● **WHAT THE TASK REQUIRES**:
Write out again exactly the lines from the one containing "Output the LaTeX" through the one containing "(1284pt,-12pt) -- (1293pt,-18pt);", both included, and omit the pictures.

● **DATASET EXCERPTS**:
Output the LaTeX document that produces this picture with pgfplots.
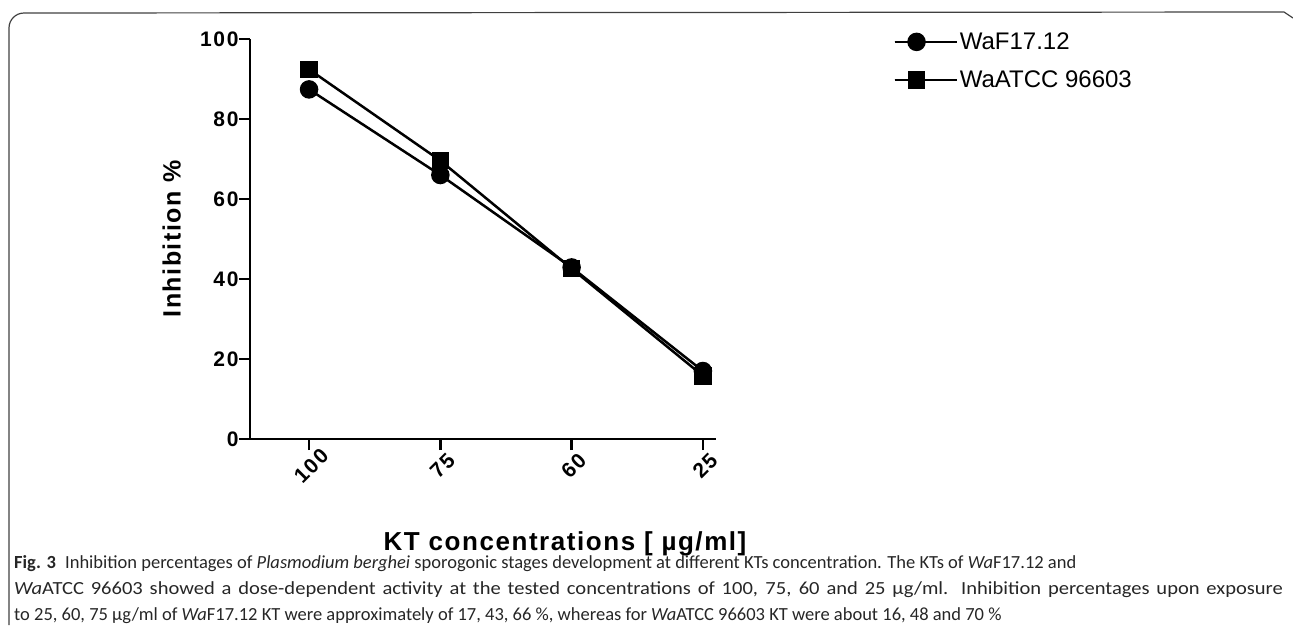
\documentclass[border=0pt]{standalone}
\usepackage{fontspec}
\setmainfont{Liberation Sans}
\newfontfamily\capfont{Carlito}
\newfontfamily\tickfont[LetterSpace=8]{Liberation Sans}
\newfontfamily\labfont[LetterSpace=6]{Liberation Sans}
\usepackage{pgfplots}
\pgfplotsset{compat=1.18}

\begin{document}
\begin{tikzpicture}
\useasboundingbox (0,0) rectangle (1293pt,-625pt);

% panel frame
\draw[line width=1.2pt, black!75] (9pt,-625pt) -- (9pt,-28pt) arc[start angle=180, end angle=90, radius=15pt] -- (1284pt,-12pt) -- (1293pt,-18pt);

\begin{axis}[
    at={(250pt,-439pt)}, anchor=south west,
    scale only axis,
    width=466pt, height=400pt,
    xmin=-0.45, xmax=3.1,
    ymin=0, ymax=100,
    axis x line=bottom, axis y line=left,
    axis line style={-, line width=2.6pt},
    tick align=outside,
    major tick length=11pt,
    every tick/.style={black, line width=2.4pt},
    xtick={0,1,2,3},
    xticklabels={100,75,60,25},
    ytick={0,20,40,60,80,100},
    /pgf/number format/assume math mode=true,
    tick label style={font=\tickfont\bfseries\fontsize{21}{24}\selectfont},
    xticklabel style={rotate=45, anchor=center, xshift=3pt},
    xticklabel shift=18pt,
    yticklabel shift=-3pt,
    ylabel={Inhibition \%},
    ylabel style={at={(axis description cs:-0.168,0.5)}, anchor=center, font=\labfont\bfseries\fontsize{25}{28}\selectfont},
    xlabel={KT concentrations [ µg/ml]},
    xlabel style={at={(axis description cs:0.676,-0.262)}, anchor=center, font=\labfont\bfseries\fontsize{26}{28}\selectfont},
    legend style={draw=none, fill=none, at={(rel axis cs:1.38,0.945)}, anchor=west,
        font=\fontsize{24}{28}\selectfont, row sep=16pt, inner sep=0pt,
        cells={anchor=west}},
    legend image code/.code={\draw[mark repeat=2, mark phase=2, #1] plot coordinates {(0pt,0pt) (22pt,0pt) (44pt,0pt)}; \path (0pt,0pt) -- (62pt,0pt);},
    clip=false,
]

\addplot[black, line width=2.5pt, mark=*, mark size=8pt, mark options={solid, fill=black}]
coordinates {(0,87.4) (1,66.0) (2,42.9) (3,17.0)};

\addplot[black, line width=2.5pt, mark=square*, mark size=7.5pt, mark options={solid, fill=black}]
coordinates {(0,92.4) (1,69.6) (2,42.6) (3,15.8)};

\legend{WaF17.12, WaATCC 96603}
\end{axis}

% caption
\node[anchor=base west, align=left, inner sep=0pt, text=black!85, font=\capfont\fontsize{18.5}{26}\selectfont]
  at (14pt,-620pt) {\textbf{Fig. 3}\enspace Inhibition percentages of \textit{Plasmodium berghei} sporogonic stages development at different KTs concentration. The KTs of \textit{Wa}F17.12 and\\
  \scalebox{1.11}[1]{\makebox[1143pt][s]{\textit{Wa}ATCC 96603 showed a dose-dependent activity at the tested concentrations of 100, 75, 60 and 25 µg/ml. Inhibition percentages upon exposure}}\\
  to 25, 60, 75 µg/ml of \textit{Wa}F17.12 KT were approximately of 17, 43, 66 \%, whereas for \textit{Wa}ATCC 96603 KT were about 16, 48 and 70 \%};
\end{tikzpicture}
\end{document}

---

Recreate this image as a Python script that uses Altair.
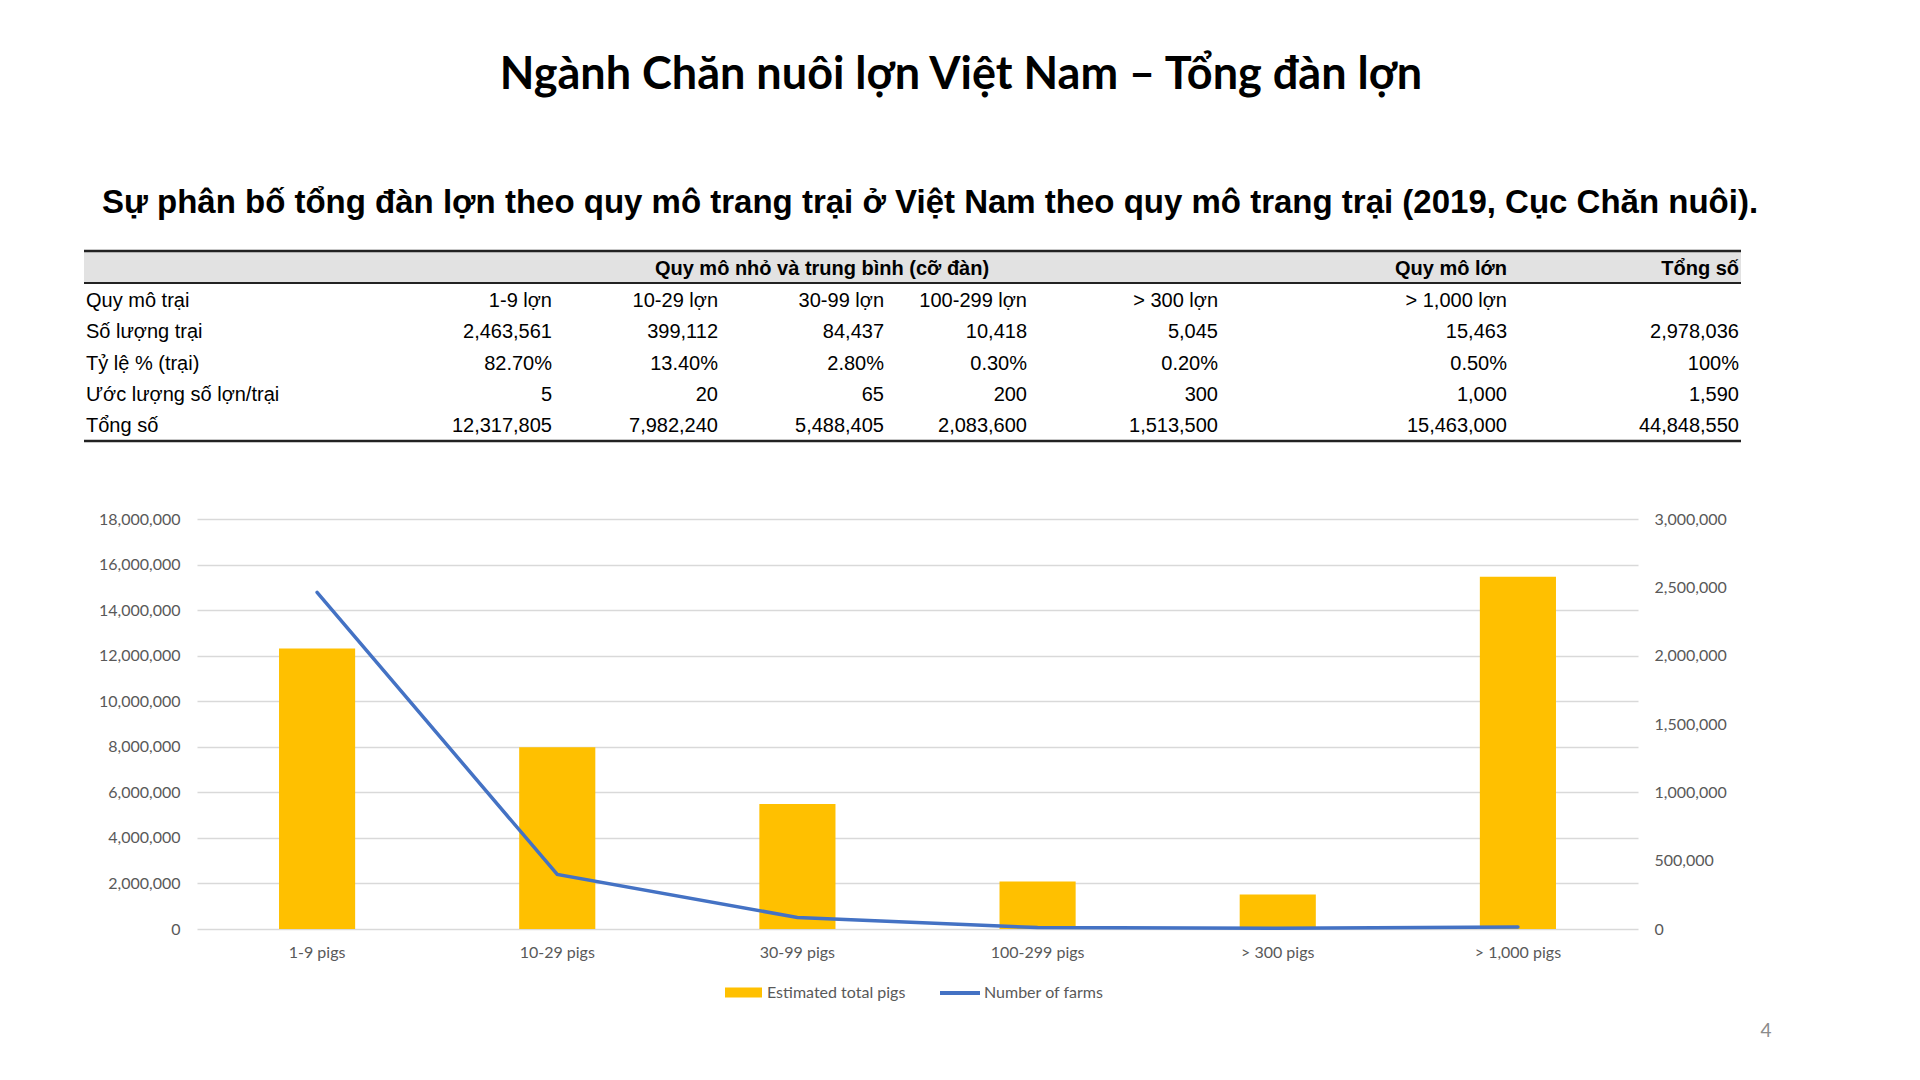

● **TASK ANSWER**:
Output the LaTeX document that produces this picture with pgfplots.
\documentclass[border=0pt]{standalone}
\usepackage{fontspec}
\setmainfont{Liberation Sans}
\newfontfamily\capfont{Carlito}
\newfontfamily\tickfont[LetterSpace=8]{Liberation Sans}
\newfontfamily\labfont[LetterSpace=6]{Liberation Sans}
\usepackage{pgfplots}
\pgfplotsset{compat=1.18}

\begin{document}
\begin{tikzpicture}
\useasboundingbox (0,0) rectangle (1293pt,-625pt);

% panel frame
\draw[line width=1.2pt, black!75] (9pt,-625pt) -- (9pt,-28pt) arc[start angle=180, end angle=90, radius=15pt] -- (1284pt,-12pt) -- (1293pt,-18pt);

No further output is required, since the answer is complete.